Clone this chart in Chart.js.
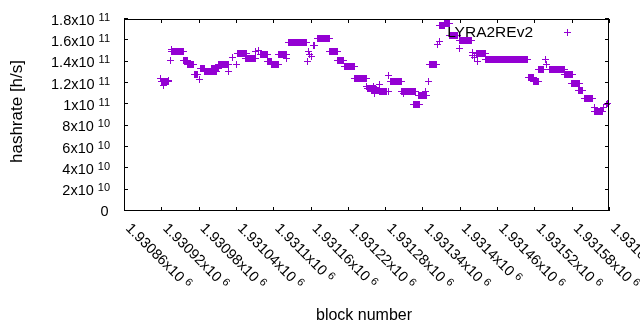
<!DOCTYPE html>
<html>
<head>
<meta charset="utf-8">
<script src="https://cdn.jsdelivr.net/npm/chart.js"></script>
<style>
  html, body { margin: 0; padding: 0; background: #fff; }
</style>
</head>
<body>
<canvas id="hash" width="640" height="330"></canvas>
<script>
// runs of consecutive blocks that share one hashrate estimate
var runStart = [1930921, 1930937, 1930955, 1930962, 1930973, 1930983, 1930990, 1931001, 1931012, 1931042,
                1931056, 1931079, 1931090, 1931098, 1931108, 1931124, 1931171, 1931190, 1931204, 1931214,
                1931230, 1931252, 1931258, 1931271, 1931288, 1931306, 1931325, 1931333, 1931351, 1931368,
                1931375, 1931384, 1931400, 1931427, 1931442, 1931510, 1931518, 1931526, 1931544, 1931568,
                1931580, 1931591, 1931601, 1931617];
var runEnd   = [1930932, 1930955, 1930962, 1930972, 1930979, 1930990, 1931008, 1931012, 1931028, 1931057,
                1931072, 1931090, 1931098, 1931108, 1931121, 1931153, 1931191, 1931203, 1931213, 1931230,
                1931250, 1931264, 1931271, 1931282, 1931306, 1931328, 1931336, 1931346, 1931363, 1931375,
                1931384, 1931397, 1931419, 1931441, 1931509, 1931518, 1931527, 1931534, 1931569, 1931581,
                1931593, 1931598, 1931614, 1931630];
var runRate  = [1.21e11, 1.50e11, 1.41e11, 1.378e11, 1.284e11, 1.338e11, 1.3125e11, 1.338e11, 1.369e11, 1.478e11,
                1.431e11, 1.469e11, 1.406e11, 1.375e11, 1.469e11, 1.581e11, 1.619e11, 1.497e11, 1.413e11, 1.356e11,
                1.244e11, 1.153e11, 1.134e11, 1.118e11, 1.212e11, 1.118e11, 1.0e11, 1.0875e11, 1.375e11, 1.739e11,
                1.758e11, 1.65e11, 1.603e11, 1.478e11, 1.422e11, 1.25e11, 1.212e11, 1.327e11, 1.328e11, 1.278e11,
                1.1925e11, 1.13e11, 1.056e11, 9.31e10];

// single blocks off the runs
var pointBlock = [1930918, 1930923, 1930931, 1930935, 1930936, 1930981, 1931028, 1931035, 1931041, 1931071,
                  1931077, 1931121, 1931155, 1931156, 1931159, 1931162, 1931164, 1931167, 1931250, 1931261,
                  1931263, 1931271, 1931277, 1931285, 1931286, 1931309, 1931345, 1931349, 1931364, 1931367,
                  1931399, 1931420, 1931421, 1931424, 1931428, 1931538, 1931539, 1931616, 1931631, 1931636,
                  1931638];
var pointRate  = [1.244e11, 1.172e11, 1.228e11, 1.409e11, 1.51e11, 1.2375e11, 1.3125e11, 1.437e11, 1.369e11, 1.493e11,
                  1.509e11, 1.431e11, 1.406e11, 1.493e11, 1.47e11, 1.447e11, 1.55e11, 1.556e11, 1.165e11, 1.17e11,
                  1.103e11, 1.188e11, 1.116e11, 1.118e11, 1.275e11, 1.10e11, 1.125e11, 1.212e11, 1.563e11, 1.587e11,
                  1.525e11, 1.4625e11, 1.49e11, 1.437e11, 1.40e11, 1.425e11, 1.369e11, 9.69e10, 9.66e10, 9.94e10,
                  1.01e11];

var xTicks = [1930860, 1930920, 1930980, 1931040, 1931100, 1931160, 1931220,
              1931280, 1931340, 1931400, 1931460, 1931520, 1931580, 1931640];
var yTicks = [0, 2e10, 4e10, 6e10, 8e10, 1e11, 1.2e11, 1.4e11, 1.6e11, 1.8e11];
var seriesName = 'LYRA2REv2';

var purple = '#9400d3';
var fam = '"Liberation Sans", Arial, sans-serif';

var points = [];
for (var i = 0; i < runStart.length; i++) {
  for (var b = runStart[i]; b <= runEnd[i]; b++) points.push({x: b, y: runRate[i]});
}
for (var j = 0; j < pointBlock.length; j++) points.push({x: pointBlock[j], y: pointRate[j]});

// crisp 7px "+" like gnuplot's pt 1
var mark = document.createElement('canvas');
mark.width = 7; mark.height = 7;
var mc = mark.getContext('2d');
mc.fillStyle = purple;
mc.fillRect(0, 3, 7, 1);
mc.fillRect(3, 0, 1, 7);

function sci(v, e) {
  if (v === 0) return ['0', ''];
  var m = +(v / Math.pow(10, e)).toFixed(5);
  return [m + 'x10', String(e)];
}

var frame = {
  id: 'frame',
  beforeDatasetsDraw: function(chart) {
    chart.ctx.imageSmoothingEnabled = false;
  },
  afterDatasetsDraw: function(chart) {
    var ctx = chart.ctx, a = chart.chartArea;
    var xs = chart.scales.x, ys = chart.scales.y;
    var tl = 4;
    ctx.save();
    ctx.strokeStyle = '#000';
    ctx.lineWidth = 1;
    ctx.strokeRect(a.left + 0.5, a.top + 0.5, a.right - a.left - 1, a.bottom - a.top - 1);
    ctx.beginPath();
    yTicks.forEach(function(v) {
      var y = Math.round(ys.getPixelForValue(v)) - 0.5;
      ctx.moveTo(a.left, y); ctx.lineTo(a.left + tl, y);
      ctx.moveTo(a.right, y); ctx.lineTo(a.right - tl, y);
    });
    xTicks.forEach(function(v) {
      var x = Math.round(xs.getPixelForValue(v)) + 0.5;
      ctx.moveTo(x, a.bottom); ctx.lineTo(x, a.bottom - tl);
      ctx.moveTo(x, a.top); ctx.lineTo(x, a.top + tl);
    });
    ctx.stroke();

    ctx.fillStyle = '#000';
    var mainFont = '14.5px ' + fam, supFont = '11px ' + fam;
    // y labels, right aligned
    yTicks.forEach(function(v) {
      var y = ys.getPixelForValue(v);
      var e = v === 0 ? 0 : Math.floor(Math.log10(v) + 1e-9);
      var p = sci(v, e);
      ctx.textAlign = 'right';
      if (!p[1]) {
        ctx.font = mainFont;
        ctx.fillText(p[0], 108.5, y + 5);
        return;
      }
      ctx.font = supFont;
      var sw = ctx.measureText(p[1]).width;
      ctx.fillText(p[1], 110, y + 1.5);
      ctx.font = mainFont;
      ctx.fillText(p[0], 110 - sw - 4, y + 5.5);
    });
    // x labels, rotated
    xTicks.forEach(function(v) {
      var x = xs.getPixelForValue(v);
      var p = sci(v, 6);
      ctx.save();
      ctx.translate(x + 1, 229);
      ctx.rotate(Math.PI / 4);
      ctx.textAlign = 'left';
      ctx.font = mainFont;
      var mw = ctx.measureText(p[0]).width;
      ctx.fillText(p[0], 0, 0);
      ctx.font = supFont;
      ctx.fillText(p[1], mw + 4, -4);
      ctx.restore();
    });

    // axis titles
    ctx.font = '16px ' + fam;
    ctx.textAlign = 'center';
    ctx.textBaseline = 'middle';
    ctx.fillText('block number', 364, 316);
    ctx.save();
    ctx.translate(17, 111.5);
    ctx.rotate(-Math.PI / 2);
    ctx.font = '17px ' + fam;
    ctx.fillText('hashrate [h/s]', 0, 0);
    ctx.restore();

    // key
    ctx.textBaseline = 'alphabetic';
    ctx.textAlign = 'right';
    ctx.font = '15.5px ' + fam;
    ctx.fillText(seriesName, 533, 37);
    ctx.drawImage(mark, 564, 29);
    ctx.restore();
    ctx.imageSmoothingEnabled = true;
  }
};

new Chart(document.getElementById('hash'), {
  type: 'scatter',
  data: {
    datasets: [{
      label: seriesName,
      data: points,
      pointStyle: mark,
      pointRadius: 3.5,
      pointHoverRadius: 3.5,
      borderWidth: 1,
      borderColor: purple,
      backgroundColor: purple,
      clip: false
    }]
  },
  options: {
    responsive: false,
    animation: false,
    events: [],
    layout: { padding: { left: 124, right: 31, top: 19, bottom: 119 } },
    plugins: { legend: { display: false }, tooltip: { enabled: false } },
    scales: {
      x: {
        type: 'linear', min: 1930860, max: 1931640,
        ticks: { display: false }, grid: { display: false }, border: { display: false },
        afterFit: function(s) { s.height = 0; }
      },
      y: {
        type: 'linear', min: 0, max: 1.8e11,
        ticks: { display: false }, grid: { display: false }, border: { display: false },
        afterFit: function(s) { s.width = 0; }
      }
    }
  },
  plugins: [frame]
});
</script>
</body>
</html>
* * * * * * *
-- Task instructions --
In the data above, please extract the lines from the first one through the line with "1.1925e11, 1.13e11, 1.056e11, 9.31e10];", exactly, and keep pictures out.

-- Answer to the task --
Clone this chart in Chart.js.
<!DOCTYPE html>
<html>
<head>
<meta charset="utf-8">
<script src="https://cdn.jsdelivr.net/npm/chart.js"></script>
<style>
  html, body { margin: 0; padding: 0; background: #fff; }
</style>
</head>
<body>
<canvas id="hash" width="640" height="330"></canvas>
<script>
// runs of consecutive blocks that share one hashrate estimate
var runStart = [1930921, 1930937, 1930955, 1930962, 1930973, 1930983, 1930990, 1931001, 1931012, 1931042,
                1931056, 1931079, 1931090, 1931098, 1931108, 1931124, 1931171, 1931190, 1931204, 1931214,
                1931230, 1931252, 1931258, 1931271, 1931288, 1931306, 1931325, 1931333, 1931351, 1931368,
                1931375, 1931384, 1931400, 1931427, 1931442, 1931510, 1931518, 1931526, 1931544, 1931568,
                1931580, 1931591, 1931601, 1931617];
var runEnd   = [1930932, 1930955, 1930962, 1930972, 1930979, 1930990, 1931008, 1931012, 1931028, 1931057,
                1931072, 1931090, 1931098, 1931108, 1931121, 1931153, 1931191, 1931203, 1931213, 1931230,
                1931250, 1931264, 1931271, 1931282, 1931306, 1931328, 1931336, 1931346, 1931363, 1931375,
                1931384, 1931397, 1931419, 1931441, 1931509, 1931518, 1931527, 1931534, 1931569, 1931581,
                1931593, 1931598, 1931614, 1931630];
var runRate  = [1.21e11, 1.50e11, 1.41e11, 1.378e11, 1.284e11, 1.338e11, 1.3125e11, 1.338e11, 1.369e11, 1.478e11,
                1.431e11, 1.469e11, 1.406e11, 1.375e11, 1.469e11, 1.581e11, 1.619e11, 1.497e11, 1.413e11, 1.356e11,
                1.244e11, 1.153e11, 1.134e11, 1.118e11, 1.212e11, 1.118e11, 1.0e11, 1.0875e11, 1.375e11, 1.739e11,
                1.758e11, 1.65e11, 1.603e11, 1.478e11, 1.422e11, 1.25e11, 1.212e11, 1.327e11, 1.328e11, 1.278e11,
                1.1925e11, 1.13e11, 1.056e11, 9.31e10];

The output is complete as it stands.